Yesterday’s ceremony itself was to honor the contributions of our recently retired pastor after 50 years of service and marriage, and also to honor our slightly less recently retired associate pastor who had served for forty-five years and been married for forty of them. In both cases, there was a narrative of faithfulness and persistence, for truly having lasting marriages and a good reputation among one’s peers for being people of talent and ability with the heart of a servant and a love for the people one serves are worthwhile to notice and emulate to the best of our abilities. I was struck in particular both by the fact that our retired associate pastor had been most pleased to be seen as a teacher, especially through his writing, and that our retired senior pastor commented that the Pacific Northwest was home, after a somewhat vagabondish childhood and young adulthood. A great part of the perseverance of their lives is represented by the fact that both people were given honor by their peers, and valued for their wisdom and compassion, and that both have had loving and lasting marriages despite the difficulties and vicissitudes of life. Let us hope that they enjoy some well-earned peace in their sunset years and are able to pass on their wise counsel to others in a more informal mentoring kind of role.

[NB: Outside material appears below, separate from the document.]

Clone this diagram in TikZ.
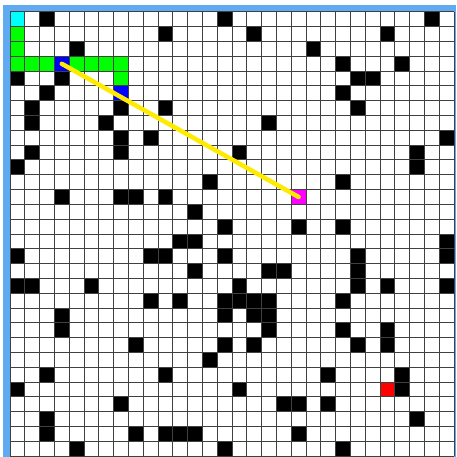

Although these two stories are different, there is much that can be learned about perseverance from both of them. Some people’s lives are spent in remoteness, and their persistence involves the desire for them to stay connected with others, despite the distance and time and effort that is required for communication and interaction with others. Such people may face, as the Zambian brethren have, a great difficulty in demonstrating their character and heroic efforts may be necessary for their intents and purposes to be seen, but their faith and their loving community no doubt meant much in encouraging them along their path. Likewise, among the most difficult problems that pastors face is not researching and giving messages, but rather in resolving conflicts and in preserving the context of respect and communication that are necessary for lasting careers and lasting relationships. Given the difficulties many of us have with such matters, such success is admirable and enviable. To be sure, such success was not individual success, both the brethren in the remote Zambian village and the two ministerial couples being honored were part of, and honored parts of, larger communities, but that is the point. The perseverance of individual saints depends on their being a part of something greater than themselves, developing the skills that are necessary to love and respect other people, and being loved and respected themselves by others.
Although the perseverance that may be required of us differs from one person and one situation to another, there are a few common elements to that perseverance that are noteworthy. For one, it requires a great deal of individual intestinal fortitude to endure the changes, or lack of change, that situations require. Everyone has their own burdens to bear, and not all of them are the same, yet all of them require persistence in some fashion, even the persistence to be loving and kind when others are not, or to live honorably when treated dishonorably. Yet to do this effectively over the course of years and decades requires both that we be connected with God, to give us the strength that we do not possess within ourselves alone, and also to have strong relationships with other people, who are able to provide us with perspective that we lack on our own. So too we ought to provide wise counsel and perspective for others as well. Lasting faith and perseverance are not accidental matters; they require intent and deliberate action. They also require a context to fit into. Let us therefore do what is necessary so that we and our relationships may endure.